To re-emphasize: Hermes is a tiny, simple, model, and only trained on data that we experimentally generated ourselves, yet it is competitive when evaluated against (last week’s) state-of-the-art with enormous and diverse test sets.

Figure 5. Hermes performance compared with Boltz2 performance on three benchmarks.

The Takeaway

How can you tell what’s good?

We are always thinking about models cheating over here. We feel the long-term promise of modern machine learning methods is undercut when cheating models convince all of us that they’re better than they really are - and about a month ago we published work showing that chemists have such a distinctive chemistry style that models can cheat off the style rather than learning the physics of small molecule binding (ref 6, ref 7). So-called “shortcut learning” of this kind is a fundamental and commonplace stumbling block in the way of applying machine learning to many of our most critical biological questions.

Aggregating datasets from many chemists with distinctive styles is exactly the kind of data you get when you train on ChEMBL, and what you might also get from legacy data in private hands – the training data used by the majority of teams building models for PLI. This cheating is very challenging to discover if you train on such data and test on molecules made by chemists in your training set. If your model knows what active molecules from a particular chemist look like, it’s pretty easy for it to pick similar ones out of a validation set lineup without ever having to understand binding physics.

To avoid being misled during evaluation, we think you need at least some molecules made by chemists not represented in your training set (with different signature styles) and good binding labels. We think you need a lot of labels, and maybe a lot of signature styles too. For a trustworthy appraisal, we think you need more than anyone’s shown so far.

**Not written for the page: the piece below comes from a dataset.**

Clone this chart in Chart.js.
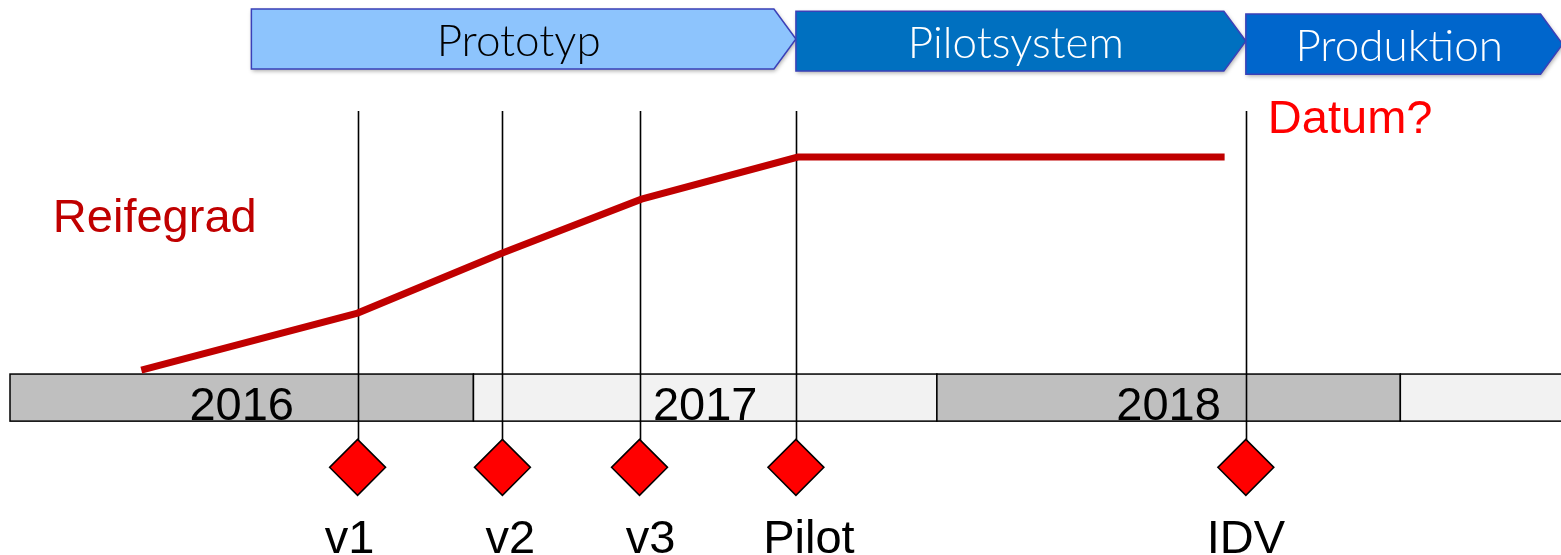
<!DOCTYPE html>
<html>
<head>
<meta charset="utf-8">
<script src="https://cdn.jsdelivr.net/npm/chart.js@4.4.1/dist/chart.umd.min.js"></script>
<style>
  html, body { margin: 0; padding: 0; background: #fff; }
  #timeline { display: block; }
</style>
</head>
<body>
<canvas id="timeline" width="1561" height="555"></canvas>
<script>
// x axis: months counted from January 2016
// y axis: Reifegrad (maturity) level, 0 = top of the year band, 100 = pilot level
const years = ["2016", "2017", "2018", ""];
const yearStart = [0, 12, 24, 36];

const milestones = ["v1", "v2", "v3", "Pilot", "IDV"];
const milestoneMonth = [9, 12.75, 16.3, 20.35, 32];

const phases = ["Prototyp", "Pilotsystem", "Produktion"];
const phaseStart = [6.25, 20.35, 32];
const phaseEnd = [20.35, 32, 40.2];

const reifeMonth = [3.4, 9, 12.75, 16.35, 20.4, 31.45];
const reifeLevel = [1.8, 28.1, 55.8, 80.6, 100, 100];

// layout levels on the y scale
const BAND_TOP = 0, BAND_BOTTOM = -21.7;
const DIAMOND_LEVEL = -43;
const LINE_TOP = 121.2;
const LABEL_LEVEL = -82.7;
const labelShift = [-8, 8, 11, 13, 0]; // px nudges of the milestone captions
const phaseTop = [168.2, 167.2, 165.9];
const phaseBottom = [140.6, 139.7, 138.2];
const phaseFill = ["#8dc4fd", "#0070c0", "#0066cc"];
const phaseText = ["#000", "#fff", "#fff"];
const LABEL_FONT = "47px 'Liberation Sans', Arial, sans-serif";

const timelinePlugin = {
  id: "timeline",
  beforeDatasetsDraw(chart) {
    const { ctx, scales: { x, y } } = chart;
    ctx.save();

    // year band
    const top = y.getPixelForValue(BAND_TOP);
    const bot = y.getPixelForValue(BAND_BOTTOM);
    years.forEach((label, i) => {
      const x0 = x.getPixelForValue(yearStart[i]);
      const x1 = x.getPixelForValue(yearStart[i] + 12);
      ctx.fillStyle = i % 2 ? "#f2f2f2" : "#bfbfbf";
      ctx.fillRect(x0, top, x1 - x0, bot - top);
      ctx.strokeStyle = "#000";
      ctx.lineWidth = 1.5;
      ctx.strokeRect(x0, top, x1 - x0, bot - top);
      ctx.fillStyle = "#000";
      ctx.font = LABEL_FONT;
      ctx.textAlign = "center";
      ctx.textBaseline = "alphabetic";
      ctx.fillText(label, (x0 + x1) / 2, bot - 1);
    });

    // phase chevrons
    phases.forEach((name, i) => {
      const x0 = x.getPixelForValue(phaseStart[i]);
      const x1 = x.getPixelForValue(phaseEnd[i]);
      const t = y.getPixelForValue(phaseTop[i]);
      const b = y.getPixelForValue(phaseBottom[i]);
      const tip = 22;
      ctx.save();
      ctx.beginPath();
      ctx.moveTo(x0, t);
      ctx.lineTo(x1 - tip, t);
      ctx.lineTo(x1, (t + b) / 2);
      ctx.lineTo(x1 - tip, b);
      ctx.lineTo(x0, b);
      ctx.closePath();
      ctx.shadowColor = "rgba(0,0,0,0.35)";
      ctx.shadowBlur = 4;
      ctx.shadowOffsetX = 1;
      ctx.shadowOffsetY = 2;
      ctx.fillStyle = phaseFill[i];
      ctx.fill();
      ctx.shadowColor = "transparent";
      ctx.strokeStyle = "#3a40b8";
      ctx.lineWidth = 1.5;
      ctx.stroke();
      ctx.restore();
      ctx.fillStyle = phaseText[i];
      ctx.font = "300 44px Lato, 'Open Sans', sans-serif";
      ctx.textAlign = "center";
      ctx.textBaseline = "alphabetic";
      ctx.fillText(name, (x0 + x1 - tip) / 2 + 6, (t + b) / 2 + 17);
    });

    // milestone lines
    ctx.strokeStyle = "#000";
    ctx.lineWidth = 1.6;
    milestoneMonth.forEach(m => {
      const px = Math.round(x.getPixelForValue(m)) + 0.5;
      ctx.beginPath();
      ctx.moveTo(px, y.getPixelForValue(LINE_TOP));
      ctx.lineTo(px, y.getPixelForValue(DIAMOND_LEVEL));
      ctx.stroke();
    });
    ctx.restore();
  },
  afterDatasetsDraw(chart) {
    const { ctx, scales: { x, y } } = chart;
    ctx.save();
    ctx.font = LABEL_FONT;
    ctx.textBaseline = "alphabetic";
    ctx.textAlign = "center";
    ctx.fillStyle = "#000";
    milestones.forEach((name, i) => {
      ctx.fillText(name, x.getPixelForValue(milestoneMonth[i]) + labelShift[i], y.getPixelForValue(LABEL_LEVEL));
    });
    ctx.textAlign = "left";
    ctx.fillStyle = "#c00000";
    ctx.fillText("Reifegrad", x.getPixelForValue(1.11), y.getPixelForValue(65.4));
    ctx.fillStyle = "#ff0000";
    ctx.fillText("Datum?", x.getPixelForValue(32.57), y.getPixelForValue(111));
    ctx.restore();
  }
};

new Chart(document.getElementById("timeline"), {
  type: "line",
  data: {
    datasets: [
      {
        label: "Meilensteine",
        data: milestoneMonth.map(m => ({ x: m, y: DIAMOND_LEVEL })),
        showLine: false,
        pointStyle: "rectRot",
        pointRadius: 28,
        pointHoverRadius: 28,
        pointBackgroundColor: "#ff0000",
        pointBorderColor: "#000",
        pointBorderWidth: 1.5
      },
      {
        label: "Reifegrad",
        data: reifeMonth.map((m, i) => ({ x: m, y: reifeLevel[i] })),
        borderColor: "#c00000",
        borderWidth: 7,
        pointRadius: 0,
        tension: 0,
        fill: false
      }
    ]
  },
  options: {
    responsive: false,
    animation: false,
    layout: { autoPadding: false, padding: { left: 10, right: 0, top: 0, bottom: 0 } },
    plugins: {
      legend: { display: false },
      tooltip: { enabled: false }
    },
    scales: {
      x: { type: "linear", min: 0, max: 40.16, display: false },
      y: { type: "linear", min: -83.4, max: 172.4, display: false }
    }
  },
  plugins: [timelinePlugin]
});
</script>
</body>
</html>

Massive data collection, with an eye towards eliminating bias, is going to revolutionize predictive chemistry

To our knowledge, this is by far the largest and most diverse set of validation examples publicly evaluated by any computational PLI study.

Moreover, to our knowledge, this is the first demonstration of positive prediction of binding interactions on large public collections by a model trained solely on data generated experimentally by a single group.

​​Lots of people we talk to bag on the DEL technology we use here. “Too noisy,” they say. “Not reproducible.” “False negatives!” It is not clear to us that other methods are any better (the compound mislabeling rate of chemical libraries with one tube per molecule has been reported to be as high as 30%, ref 15), and none are as scalable. As our work shows, models trained on quality DEL data are capable of generalizing to non-DEL corners of chemical space.

We make comparisons here to Boltz2, and want to emphasize that we think it and similar approaches championed by our colleagues (IsoDDE, Neuralplexer, Neo-1, OpenFold, and others) are fantastic. To make truly programmable molecular matter, we believe a way forward is coupling such structure-informed models with more and better data and evaluating with more and better benchmarks. Such methods will really sing when they’re trained on the right collection of quality examples like the ones we obtain at Leash. We believe intentionally engineering activity cliffs from both the protein and small molecule sides will be critical.

Ultimately, what excites us most about this work is not the performance - there’s still some way to go, and we have a lot more protein and chemical space to examine - but that there is a clear, tractable, scalable path to truly excellent binding prediction. We’ve more than doubled the number of targets screened since the version of Hermes in this work was trained. The data generation engines built by us and others, properly applied, are gonna crack open PLI prediction in no time. Let’s get to work!